Reinventing Ramps: From Flash Curiosity to iOS Success

When I made the original Ramps back in 2007, my goal was not to prototype a game that Apple would eventually recognize as an iPhone Game of the Week—there wasn’t even an App Store at the time! I was just trying to learn some basic programming skills in Flash.

Most of the lessons I learned from making the game were pragmatic, unconcerned with and unaware of any potential audience. Ramps was a sandbox I created to play with fundamental ActionScript physics, flawed as they were.

My point-of-view shifted dramatically when the game found an audience, even moreso when a platform appeared that seemed tailor-made for its style of play. Working in newfound collaboration with Tim Sears, I began to reexamine the game not just as a tinkerer, but as a designer.

Character

The original game’s style was spartan yet industrial. Objects were unburdened with excess detail yet garishly rendered with glassy highlights and metallic gradients. Aside from the quirkiness of the robot piranha (an unsubtle tribute to Sonic the Hedgehog), the visual style was stale and unmemorable.

I didn’t want Ramps for iPhone to feel hermetically sealed. I wanted it to feel friendly, approachable and alive.

So I gave the ball a face.

When the ball was inanimate, only the player’s pride was at stake. The introduction of another personality, however subtle, elicits their empathy. The ball’s well-being is in his or her hands.

We’re all social creatures by nature. Our emotions are amplified by everyone around us; our best friend, our pet dog, even a non-descript circle rolling across our iPhone’s screen. Our sense of accomplishment, and thusly our level of satisfaction, is heightened by their expressiveness.

Variety

Most of my favorite games are painted from a fairly limited palette of core elements.
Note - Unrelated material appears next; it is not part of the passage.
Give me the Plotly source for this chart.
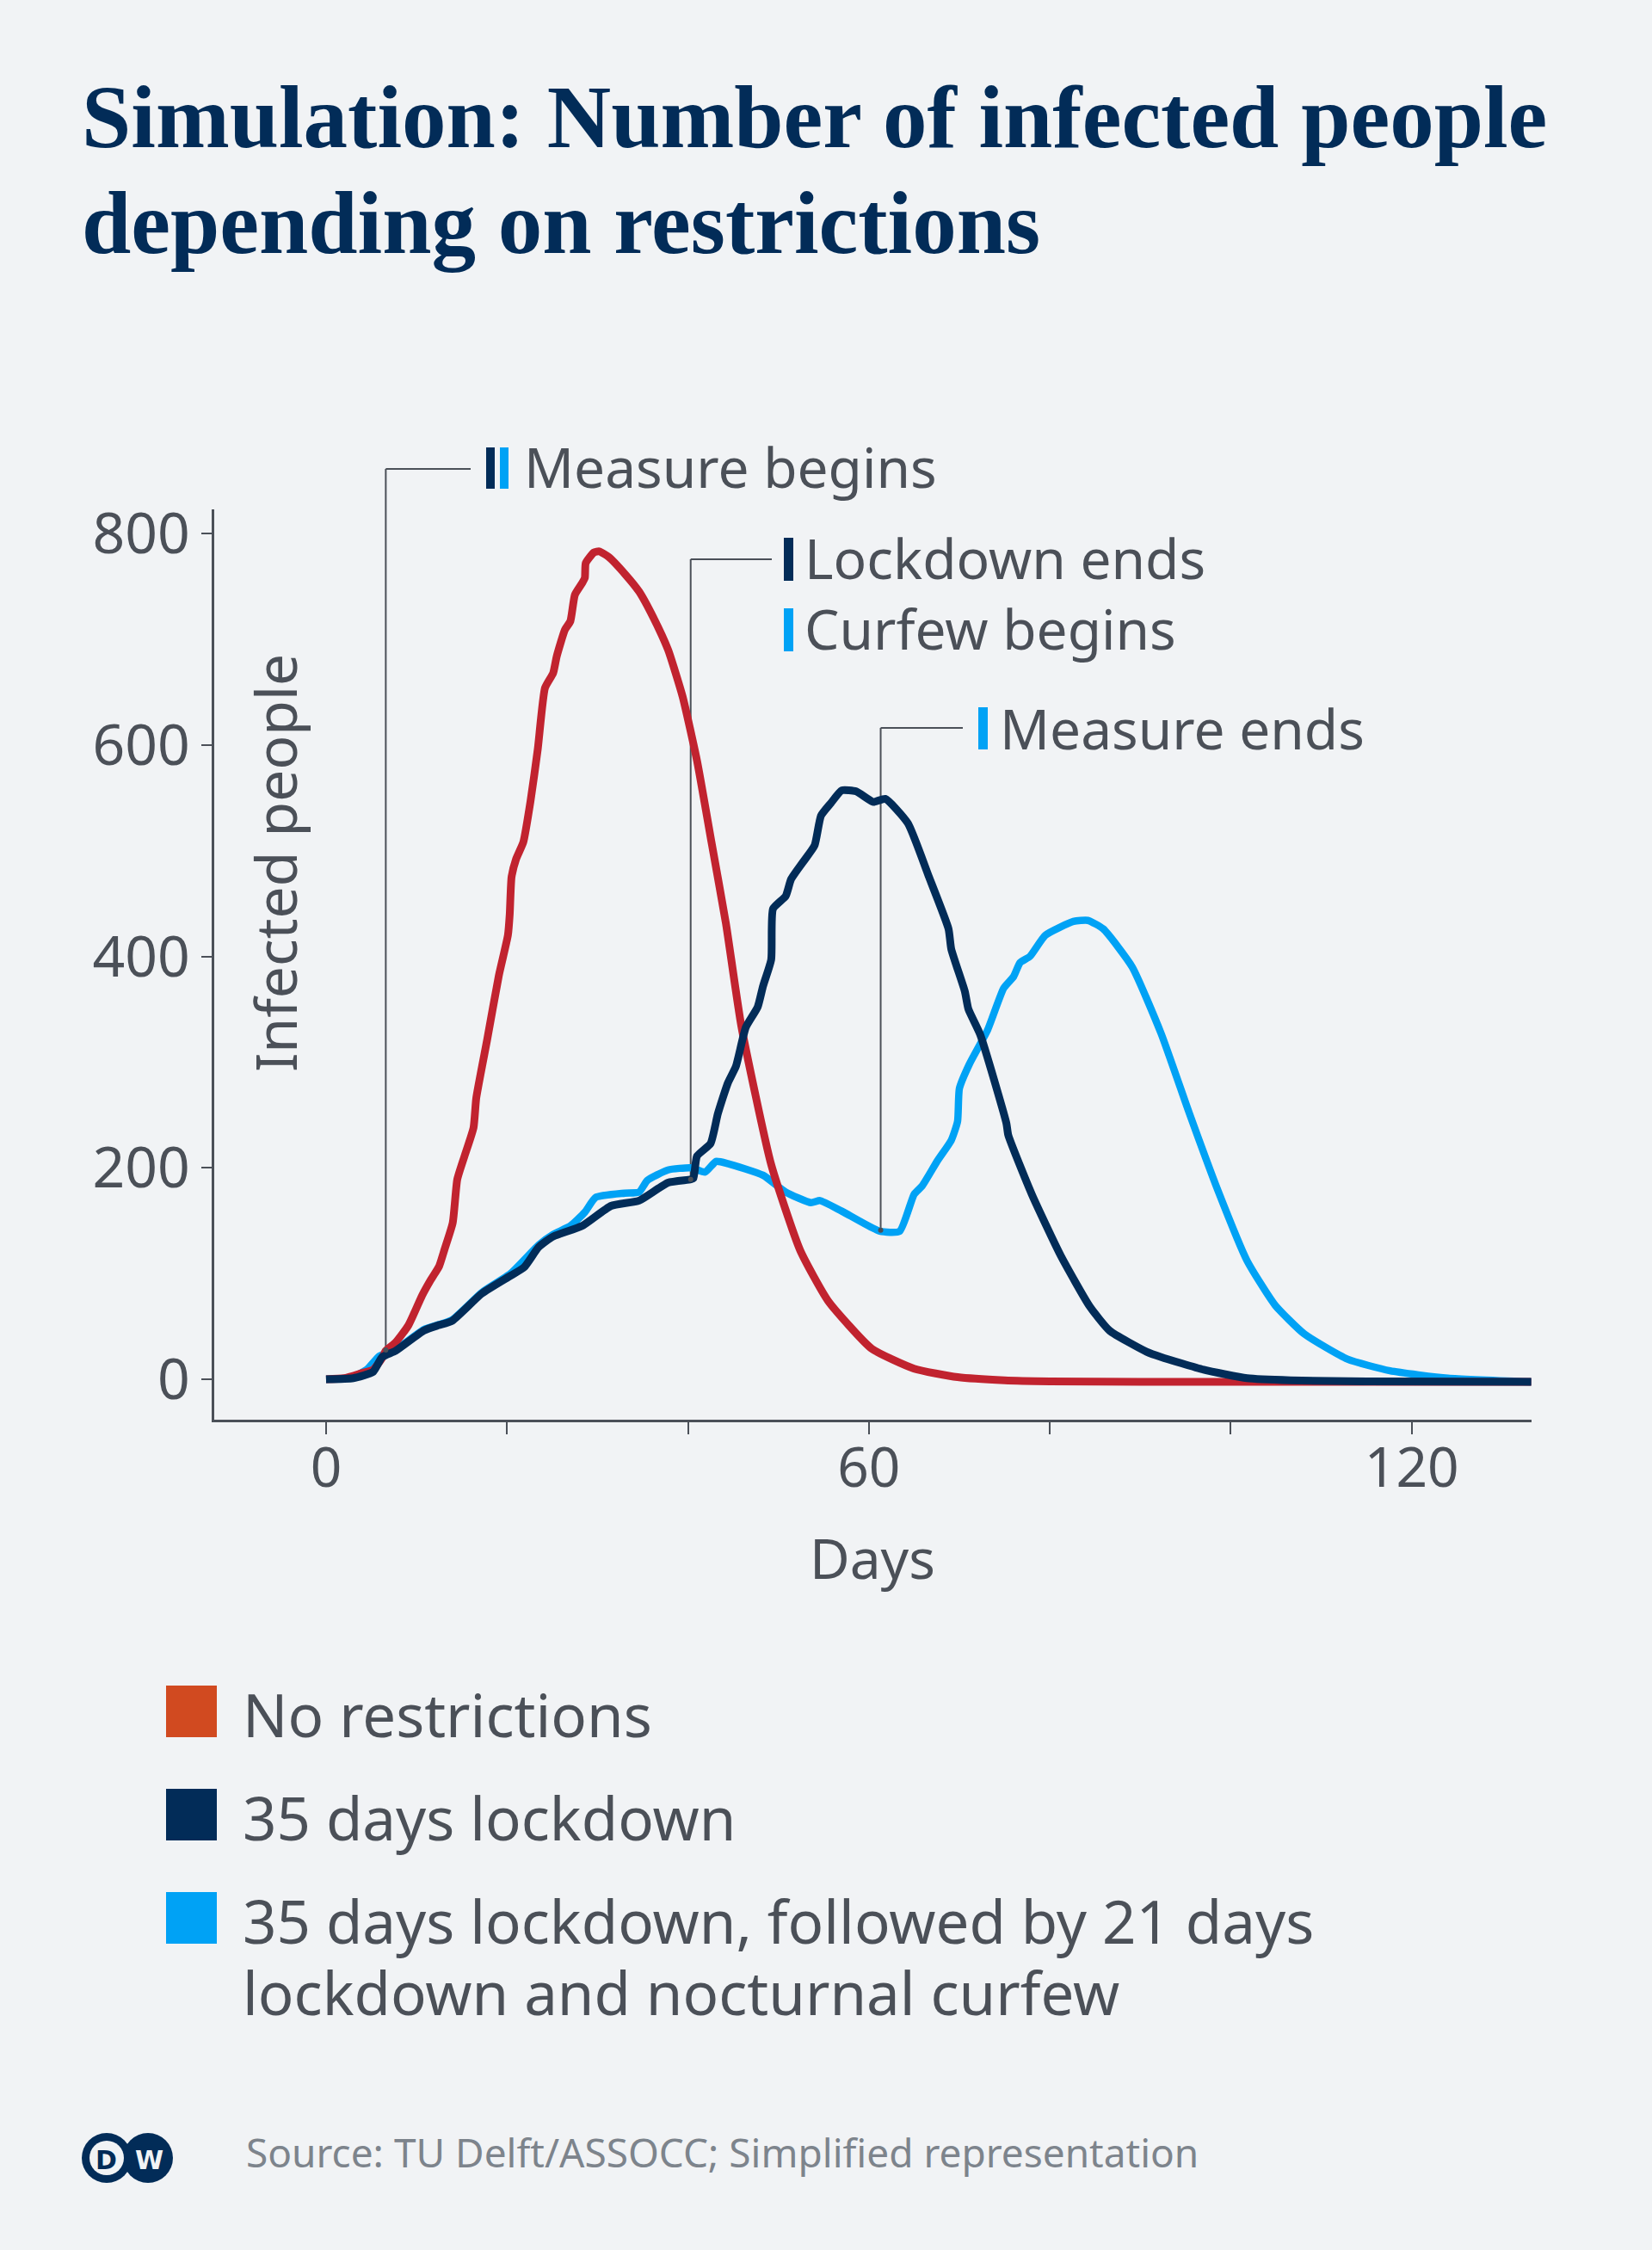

There’s not much more to Super Mario Bros. than running and jumping, but the variety of enemies, worlds and power-ups elevate the game from mere Pitfall! successor to international phenomenon.

Ramps is much more limited in scope: Guide the ball into the cup by moving and rotating ramps. It’s easy to pick up and play, but that simplicity becomes a double-edged sword if new elements aren’t introduced periodically to sustain a sense of progression and excitement.

The original Flash game boasted a few different enemies, but the levels were entirely set against an unchanging, sterile blue wall. Boring!

For the iOS version, we separated levels into two unique worlds. The first was an expanded redesign of the Flash game with more cohesive visuals and support for scrolling levels. The second was completely new, an icy tundra designed to contrast World 1’s lava and robotics with snowcapped mountains and malicious penguins.

We also used variety to appeal to different skill levels. For every complaint we received claiming Ramps was too easy, there was another bemoaning its difficulty. Our solution was inspired by one of Team Meat’s additions to their stupendous platformer, Super Meat Boy, as documented in the booklet accompanying the Ultra Edition:

The dark world is an expert mode set parallel to the main game. As the player completes levels they will unlock expert versions in the dark world if they complete the level under a set par.

[…]

All in all the dark world system allows for Super Meat Boy to become 2 full games, 150+ main game levels fo the average gamer and 150+ expert levels for the hardcore gamer, but set up in a way that an average gamer who completes the main game can easily transition into the difficulty of the dark world levels and the game will unfold even more.

We thought this was genius, so we stole borrowed the concept as a reward for completing normal world challenges.

Presentation

I played Valve’s Portal series out of order. Despite the first game’s universal acclaim, I was too intimidated by first-person shooters to participate as anything more than a spectator. I enjoyed watching my friend Peter triumph over the final dystopian challenge, but couldn’t imagine my comparatively meager gaming abilities yielding the same results.

Portal 2 arrived about four and a half months after we released Ramps for iPhone. It was easy to ignore the series as a casual gamer, but as a game designer? That would be downright irresponsible!

Portal 2 blew my mind. I’d never experienced such an approachable and polished puzzle challenge so lovingly draped in masterful presentation. After completing the game, I immediately purchased the original title… yet surprisingly, I found myself unable to sustain interest past the first dozen or so challenges. While still a groundbreaking game, it withers in the shadow of its successor’s depth and ambition.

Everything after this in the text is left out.